Also by this author: A Good Girl's Guide to Murder, As Good As Dead (A Good Girl's Guide to Murder, #3)
Series: A Good Girl's Guide to Murder #2
Also in this series: As Good As Dead (A Good Girl's Guide to Murder, #3)
Published by Delacorte Press on March 2, 2021
Genres: Mystery, Thriller, Young Adult
Pages: 416 •Format: E-Book •Source: Overdrive
Pip is not a detective anymore.
With the help of Ravi Singh, she released a true-crime podcast about the murder case they solved together last year. The podcast has gone viral, yet Pip insists her investigating days are behind her.
But she will have to break that promise when someone she knows goes missing. Jamie Reynolds has disappeared, on the very same night the town hosted a memorial for the sixth-year anniversary of the deaths of Andie Bell and Sal Singh.
The police won't do anything about it. And if they won't look for Jamie then Pip will, uncovering more of her town's dark secrets along the way... and this time everyone is listening. But will she find him before it's too late?
I absolutely adored A Good Girl’s Guide to Murder. It was a YA thriller that fully leaned into the popularity of the true crime genre but didn’t sacrifice character building or writing quality for the sake of a shocking plot. The pacing was phenomenal, the mystery was brilliant, and I was honestly a little wary when I found out it was going to be a whole series because why mess with perfection? However, I can safely say that Good Girl, Bad Blood surprised me in a wonderful way and that Holly Jackson’s writing seems to be just improving with time.
Good Girl, Bad Blood picks up not too long after the first book, with the town coming to terms with the truth about Sal and Andie’s murder, thanks to Pip’s investigation work. She’s definitely seen as a local hero by most (and a meddling teen by some) and has translated the events of the previous book into a podcast with the same name. However, underneath the praise and admiration Pip receives from many for cracking the cold case, Pip is spiraling. Hard. She is having trouble coping with the trauma she endured during the investigation. Though she’s not confided in anyone, her own relentless behavior in solving the case deeply scared her, and she’s promised herself that she is D-O-N-E with crime solving.
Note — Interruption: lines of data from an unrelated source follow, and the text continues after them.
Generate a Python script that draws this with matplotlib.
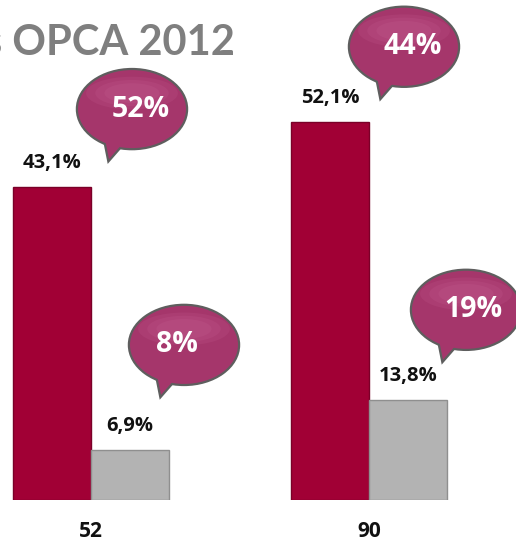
import matplotlib
matplotlib.use("Agg")
import matplotlib.pyplot as plt
import matplotlib.transforms as mtransforms
from matplotlib.patches import Ellipse, Polygon

plt.rcParams['font.family'] = ['Open Sans', 'DejaVu Sans']

# data
categories = ["52", "90"]
red_values = [43.1, 52.1]
gray_values = [6.9, 13.8]
red_bubbles = ["52%", "44%"]
gray_bubbles = ["8%", "19%"]
title = "s OPCA 2012"

red_color = "#a10035"
gray_color = "#b3b3b3"
bubble_color = "#a5366b"
bubble_edge = "#5e5e5e"

fig = plt.figure(figsize=(5.16, 5.41), dpi=100)
ax = fig.add_axes([0, 41 / 541, 1, 500 / 541])
ax.set_xlim(-91 / 278, 425 / 278)
ax.set_ylim(0, 500 / 7.26)
for s in ax.spines.values():
    s.set_visible(False)
ax.set_yticks([])

w = 78 / 278
x = range(len(categories))
xr = [i - w / 2 for i in x]
xg = [i + w / 2 for i in x]
ax.bar(xr, red_values, width=w, color=red_color, edgecolor="#7a0028", linewidth=1)
ax.bar(xg, gray_values, width=w, color=gray_color, edgecolor="#8f8f8f", linewidth=1)

ax.set_xticks(list(x))
ax.set_xticklabels(categories, fontsize=15, fontweight="bold", color="#111111")
ax.tick_params(axis="x", length=0, pad=15)

def fmt(v):
    return f"{v:.1f}".replace(".", ",") + "%"

for xi, v in zip(xr + xg, red_values + gray_values):
    ax.annotate(fmt(v), (xi, v), xytext=(0, 17), textcoords="offset points",
                ha="center", va="center", fontsize=14.5, fontweight="bold", color="#111111")

# speech bubbles: offsets from bar top in inches
def bubble(xb, yb, label, dx, dy, tdx):
    trans = fig.dpi_scale_trans + mtransforms.ScaledTranslation(xb, yb, ax.transData)
    ew, eh = 1.08, 0.78
    tail = [(dx - 0.27, dy - 0.30), (dx - 0.23, dy - 0.50), (dx - 0.09, dy - 0.34)]
    # outline pass then fill pass
    for lw, fc, ec, z in [(3.2, bubble_edge, bubble_edge, 5), (0, bubble_color, bubble_color, 6)]:
        ax.add_patch(Ellipse((dx, dy), ew, eh, transform=trans, facecolor=fc,
                             edgecolor=ec, linewidth=lw, zorder=z, clip_on=False))
        ax.add_patch(Polygon(tail, closed=True, transform=trans, facecolor=fc,
                             edgecolor=ec, linewidth=lw, zorder=z, clip_on=False))
    # soft shine on top
    for k, a in [(1.0, 0.10), (0.8, 0.10), (0.6, 0.10)]:
        ax.add_patch(Ellipse((dx, dy + 0.16), ew * 0.85 * k, eh * 0.42 * k, transform=trans,
                             facecolor="#e080b0", edgecolor="none", alpha=a, zorder=7,
                             clip_on=False))
    ax.text(dx + tdx, dy, label, transform=trans, ha="center", va="center",
            fontsize=20.5, fontweight="bold", color="white", zorder=8, clip_on=False)

red_offsets = [(0.80, 0.78, 0.09), (0.74, 0.75, 0.09)]
gray_offsets = [(0.54, 1.05, -0.07), (0.58, 0.90, 0.07)]
for xi, v, lab, (dx, dy, tdx) in zip(xr, red_values, red_bubbles, red_offsets):
    bubble(xi, v, lab, dx, dy, tdx)
for xi, v, lab, (dx, dy, tdx) in zip(xg, gray_values, gray_bubbles, gray_offsets):
    bubble(xi, v, lab, dx, dy, tdx)

fig.text(235 / 516, 1 - 55 / 541, title, ha="right", va="baseline",
         fontsize=30, fontweight="bold", color="#7f7f7f", family=["Lato", "DejaVu Sans"])

fig.savefig("out.png", dpi=100)
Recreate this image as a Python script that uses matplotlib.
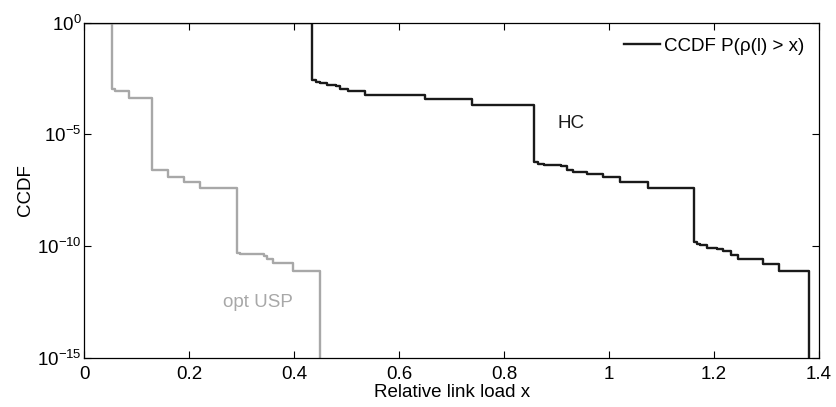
import numpy as np
import matplotlib
matplotlib.use('Agg')
import matplotlib.pyplot as plt

plt.rcParams['font.family'] = ['Liberation Sans', 'DejaVu Sans']
plt.rcParams['mathtext.fontset'] = 'custom'
plt.rcParams['mathtext.rm'] = 'Liberation Sans'
plt.rcParams['mathtext.it'] = 'Liberation Sans:italic'

# opt USP curve (step, value holds after each x), log10 of CCDF
usp_x = [0.0, 0.053, 0.058, 0.085, 0.129, 0.133, 0.159, 0.190, 0.220, 0.291,
         0.296, 0.342, 0.348, 0.359, 0.398, 0.449]
usp_log = [0.0, -2.98, -3.06, -3.39, -6.57, -6.60, -6.92, -7.12, -7.40, -10.30,
           -10.37, -10.45, -10.57, -10.75, -11.12, -20.0]

# HC curve
hc_x = [0.0, 0.433, 0.441, 0.449, 0.462, 0.479, 0.487, 0.502, 0.535, 0.650,
        0.738, 0.857, 0.864, 0.876, 0.909, 0.919, 0.931, 0.957, 0.989, 1.020,
        1.074, 1.161, 1.167, 1.173, 1.186, 1.205, 1.217, 1.233, 1.246, 1.293,
        1.324, 1.381]
hc_log = [0.0, -2.57, -2.66, -2.71, -2.78, -2.82, -2.96, -3.06, -3.22, -3.40,
          -3.70, -6.24, -6.33, -6.36, -6.42, -6.57, -6.70, -6.79, -6.92, -7.12,
          -7.40, -9.81, -9.91, -9.97, -10.10, -10.15, -10.24, -10.39, -10.60, -10.78,
          -11.11, -20.0]

fs = 13.5

fig = plt.figure(figsize=(8.36, 4.07), dpi=100)
ax = fig.add_axes([0.1008, 0.121, 0.879, 0.823])

hc_y = 10.0 ** np.array(hc_log)
usp_y = 10.0 ** np.array(usp_log)

ax.step(hc_x, hc_y, where='post', color='#1a1a1a', lw=1.7, label='CCDF P(ρ(l) > x)')
ax.step(usp_x, usp_y, where='post', color='#a8a8a8', lw=1.7)

ax.set_yscale('log')
ax.set_xlim(0, 1.4)
ax.set_ylim(1e-15, 1)
ax.set_yticks([1e-15, 1e-10, 1e-5, 1])
ax.set_yticklabels([r'$10^{-15}$', r'$10^{-10}$', r'$10^{-5}$', r'$10^{0}$'])
ax.yaxis.set_minor_locator(matplotlib.ticker.NullLocator())
ax.set_xticks(np.arange(0, 1.41, 0.2))
ax.set_xticklabels(['0', '0.2', '0.4', '0.6', '0.8', '1', '1.2', '1.4'])
ax.tick_params(direction='in', top=True, right=True, labelsize=fs, length=5, width=0.8)
ax.tick_params(axis='y', pad=2)
ax.tick_params(axis='x', pad=6)
for s in ax.spines.values():
    s.set_linewidth(0.9)

ax.set_xlabel('Relative link load x', fontsize=fs, labelpad=1)
ax.set_ylabel('CCDF', fontsize=fs, labelpad=2)

ax.text(0.902, 10 ** -4.49, 'HC', fontsize=fs, color='#1a1a1a', va='center')
ax.text(0.264, 10 ** -12.54, 'opt USP', fontsize=fs, color='#a8a8a8', va='center')

ax.legend(loc='upper right', frameon=False, fontsize=fs, handlelength=1.9,
          handletextpad=0.2, borderaxespad=0.4)

fig.savefig('out.png', dpi=100)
Of course, Pip is asked to break her ban on solving crime when the older brother of one of her classmates goes missing, and is pressured into reporting on the disappearance on her podcast. Of course, this leads Pip down an inevitable (and dangerous) path of investigation and obsession. Though the mystery itself is compelling, what I found even more fascinating was the author’s exploration of the deterioration of Pip’s mental health the closer she got to the truth. It takes an excruciating toll on her, a toll almost no one notices or sees (that last paragraph of the book is truly, truly one of the most haunting I’ve read). I really applaud the author for taking this approach because it’s not one I’ve seen before- usually in these YA novels where teens solve mysteries/save the world/etc it seems that all’s well that ends well, and the ramifications that the protagonist would likely and realistically confront from their experiences is non-existent.
In terms of the mystery itself, the novel does a good job at introducing a new mystery but still tying in elements from the first book (such as returning suspects, familiar locations that were tied to Andie’s disappearance, etc). Parallelling the new mystery is also Pip and Ravi reporting on the trial of Max, a character who was largely complicit in the previous book’s happenings and who’s presence in town is still deeply unsettling to Pip. I appreciate that the fallout from the mystery being solved in the last book is still ongoing in the community, and the emotional toll of that is still weighing on Pip, adding to the anxiety of the new case- she doesn’t just cleanly wash her hands of it and move onto the next, like a modern day Nancy Drew.
Overall: Good Girl, Bad Blood takes the fantastic mystery/thriller elements of the first book but sets a darker, more realistic tone in exploring the ramifications on both the protagonist and the community of the events of book one. It has a grit to it that you don’t often find in YA thrillers and I was stunned by the ending (and not from a plot point, but from a character development standpoint). If you’re someone who even remotely enjoys thrillers I cannot recommend this series enough.